Saint Louis Art Map

Your guide to the visual arts in St. Louis.

Student Reviews: Brett Cook

Recap and Reflection of Brett Cook’s “Dialogue for Community and Soul Collaborative Aesthetics: A Dialogue about Community and Soul”
Katie Lee Salis, Washington University

On Wednesday, March 19th, at the Mildred Lane Kemper Art Museum at Washington University, a wide-eyed, scruffy-bearded young man stood in the front of a large lecture hall and asked his audience to breathe with him. “In and out, in and out, in and out,” artist Brett Cook directed his eclectic audience of Washington University art students, professors and fans.  Cook, an unabashed teacher, activist, thinker, motivational speaker, photographer, artist, and self-proclaimed icon, discussed the importance of his “unique” and “groundbreaking” artistic endeavors.  Cook is the type of artist who believes that the process is more important than the product; the art is in the collaboration, the community and soul of the project, not in the painting or photograph itself.  His ideas are interesting and borderline inspiring, but his recent art seems forced and tired.

Cook began as a graffiti artist in San Francisco and produced evocative and meaningful pieces with his spray can in the dark of night. He grew into an art student at the University of California at Berkeley who took his large scale, socially conscious paintings inside and experimented with technique and subject. Cook showed slides of innovative, irreverent and important pieces he was rightfully proud of although made a point to never sign. His evolving art was exciting, different, and filled with potential, but not for long.  If you would like to take a look at some of Cook’s art, you can find it on his website.

It must have been the years of experience teaching in various public schools, but Cook articulately explained that he began to look at his art as a vehicle for education, for bringing people together, and for building communities.  As I would explain it, he began to take his already meaningful art and sacrificed the visual quality for the trite and hackneyed “sentimental” process behind it. Creating projects such as “block-parties” on the streets of Harlem in which residents were able to color in connect-the-dot images of their neighbors and listen to the latest hip-hop music was interesting and fun but not life-changing, as he often claimed it was.  Cook’s stories about making friends with those he has worked with and bringing communities together for a day were touching and heart-warming to say the least, but his purpose morphed from artist to ethnographer; Cook spent time writing essays and giving speeches about his experiences, explaining how certain communities worked and how individuals could relate to each other through these projects.

Today, it seems as if Cook has executed all of the collaborative projects he could possibly think of and is recycling some old ones.
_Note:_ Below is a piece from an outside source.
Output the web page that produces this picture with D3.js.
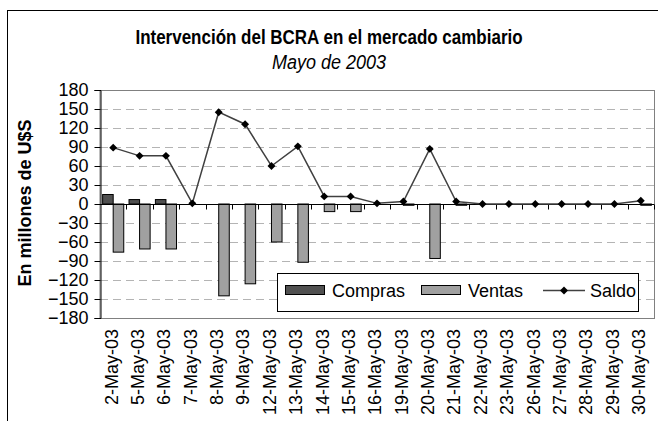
<!DOCTYPE html>
<html>
<head>
<meta charset="utf-8">
<script src="https://cdn.jsdelivr.net/npm/d3@7"></script>
<style>
body{margin:0;background:white;}
text{font-family:"Liberation Sans",Arial,sans-serif;}
</style>
</head>
<body>
<div id="chart"></div>
<script>
var dates=["2-May-03","5-May-03","6-May-03","7-May-03","8-May-03","9-May-03","12-May-03","13-May-03","14-May-03","15-May-03","16-May-03","19-May-03","20-May-03","21-May-03","22-May-03","23-May-03","26-May-03","27-May-03","28-May-03","29-May-03","30-May-03"];
var compras=[15,7,7,0,0,0,0,0,0,0,0,0,0,0,0,0,0,0,0,0,0];
var ventas=[-76,-71,-71,0,-145,-126,-60,-92,-12,-12,0,-2,-86,-2,0,0,0,0,0,0,-2];
var saldo=[89,76,76,1,145,126,60,91,12,12,1,4,87,4,0,0,0,0,0,0,5];
var yticks=[180,150,120,90,60,30,0,-30,-60,-90,-120,-150,-180];

var W=658,H=421;
var pLeft=100,pRight=654,pTop=90,pBottom=318;

var svg=d3.select("#chart").append("svg")
	.attr("width",W)
	.attr("height",H);

//chart frame
svg.append("rect")
	.attr("x",7.5).attr("y",10.5)
	.attr("width",W+50).attr("height",H+50)
	.attr("fill","white").attr("stroke","black");

//scales
var xscale=d3.scaleBand().domain(dates).range([pLeft,pRight]);
var yscale=d3.scaleLinear().domain([-180,180]).range([pBottom,pTop]);
var bw=xscale.bandwidth()*0.4;

//plot area border
svg.append("rect")
	.attr("x",pLeft).attr("y",pTop+0.5)
	.attr("width",pRight-pLeft+0.5).attr("height",pBottom-pTop)
	.attr("fill","white").attr("stroke","#808080");

//grid
svg.selectAll(".grid")
	.data(yticks.filter(function(d){return d!=0 && Math.abs(d)!=180;}))
	.enter().append("line")
	.attr("x1",pLeft).attr("x2",pRight)
	.attr("y1",function(d){return Math.round(yscale(d))+0.5;})
	.attr("y2",function(d){return Math.round(yscale(d))+0.5;})
	.attr("stroke","#b4b4b4")
	.attr("stroke-dasharray","8,5");

//bars
svg.selectAll(".compras")
	.data(dates)
	.enter().append("rect")
	.attr("x",function(d){return xscale(d)+xscale.bandwidth()/2-bw;})
	.attr("y",function(d,i){return yscale(Math.max(0,compras[i]));})
	.attr("width",bw)
	.attr("height",function(d,i){return Math.abs(yscale(compras[i])-yscale(0));})
	.attr("fill","#505050")
	.attr("stroke","black")
	.style("display",function(d,i){return compras[i]==0?"none":null;});

svg.selectAll(".ventas")
	.data(dates)
	.enter().append("rect")
	.attr("x",function(d){return xscale(d)+xscale.bandwidth()/2;})
	.attr("y",function(d,i){return yscale(Math.max(0,ventas[i]));})
	.attr("width",bw)
	.attr("height",function(d,i){return Math.abs(yscale(ventas[i])-yscale(0));})
	.attr("fill","#a0a0a0")
	.attr("stroke","black")
	.style("display",function(d,i){return ventas[i]==0?"none":null;});

//y axis
var y_axis=d3.axisLeft(yscale).tickValues(yticks).tickSize(6).tickPadding(6);
var gy=svg.append("g")
	.attr("transform","translate("+(pLeft+0.5)+",0)")
	.call(y_axis);
gy.select(".domain").attr("stroke","black");
gy.selectAll("text").attr("font-size",18).attr("fill","black")
	.style("font-family","'Liberation Sans',Arial,sans-serif");

//x axis at zero
var y0=Math.round(yscale(0))+0.5;
svg.append("line")
	.attr("x1",pLeft).attr("x2",pRight)
	.attr("y1",y0).attr("y2",y0)
	.attr("stroke","black");
svg.selectAll(".xtick")
	.data(dates)
	.enter().append("line")
	.attr("x1",function(d){return Math.round(xscale(d)+xscale.bandwidth())+0.5;})
	.attr("x2",function(d){return Math.round(xscale(d)+xscale.bandwidth())+0.5;})
	.attr("y1",y0).attr("y2",y0+5)
	.attr("stroke","black");

//x labels
svg.selectAll(".xlab")
	.data(dates)
	.enter().append("text")
	.attr("transform",function(d){return "translate("+(xscale(d)+xscale.bandwidth()/2-2)+",329) rotate(-90)";})
	.attr("dy","0.35em")
	.attr("text-anchor","end")
	.attr("font-size",18)
	.text(function(d){return d;});

//saldo line
var line=d3.line()
	.x(function(d,i){return xscale(dates[i])+xscale.bandwidth()/2;})
	.y(function(d){return yscale(d);});
svg.append("path")
	.datum(saldo)
	.attr("d",line)
	.attr("fill","none")
	.attr("stroke","#404040")
	.attr("stroke-width",1.5);
svg.selectAll(".pt")
	.data(saldo)
	.enter().append("path")
	.attr("d",d3.symbol().type(d3.symbolDiamond2).size(40))
	.attr("transform",function(d,i){return "translate("+(xscale(dates[i])+xscale.bandwidth()/2)+","+yscale(d)+")";})
	.attr("fill","black");

//titles (slightly taller glyphs, like the original)
svg.append("text")
	.attr("transform","translate(329,44) scale(1,1.15)")
	.attr("text-anchor","middle")
	.attr("font-size",17)
	.attr("font-weight","bold")
	.text("Intervención del BCRA en el mercado cambiario");
svg.append("text")
	.attr("transform","translate(329,69) scale(1,1.1)")
	.attr("text-anchor","middle")
	.attr("font-size",18)
	.attr("font-style","italic")
	.text("Mayo de 2003");
svg.append("text")
	.attr("transform","translate(31,203) rotate(-90)")
	.attr("text-anchor","middle")
	.attr("font-size",18)
	.attr("font-weight","bold")
	.text("En millones de U$S");

//legend
var lg=svg.append("g");
lg.append("rect")
	.attr("x",277.5).attr("y",273.5)
	.attr("width",361).attr("height",38)
	.attr("fill","white").attr("stroke","black");
var items=[{name:"Compras",fill:"#505050",x:285},{name:"Ventas",fill:"#a0a0a0",x:421}];
items.forEach(function(it){
	lg.append("rect")
		.attr("x",it.x+0.5).attr("y",285.5)
		.attr("width",39).attr("height",9)
		.attr("fill",it.fill).attr("stroke","black");
	lg.append("text")
		.attr("x",it.x+47).attr("y",297)
		.attr("font-size",18)
		.text(it.name);
});
lg.append("line")
	.attr("x1",543).attr("x2",585)
	.attr("y1",290.5).attr("y2",290.5)
	.attr("stroke","#404040").attr("stroke-width",1.5);
lg.append("path")
	.attr("d",d3.symbol().type(d3.symbolDiamond2).size(40))
	.attr("transform","translate(564,290.5)")
	.attr("fill","black");
lg.append("text")
	.attr("x",590).attr("y",297)
	.attr("font-size",18)
	.text("Saldo");
</script>
</body>
</html>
The artwork produced through these projects appears commercial, forced and unoriginal.  He even noted, in a brief question-answer period at the end of his preachy speech, that he does not simply paint when he feels like it anymore, or go to a community where he feels he is needed, he waits for someone to ask him to grace them with his presence; he waits for someone to come up with an idea bud so that he can bring his special magic formula and help it to grow.  I believe that Cook’s name-recognition and growing fame ended up acting as a detriment to the quality of his work.  He became so contented with the attention he was receiving that he stopped creating unique works.  If Cook didn’t settle on this artistic equation, he might be still creating inspiring pieces and contributing, in a very meaningful way, to the world of contemporary art.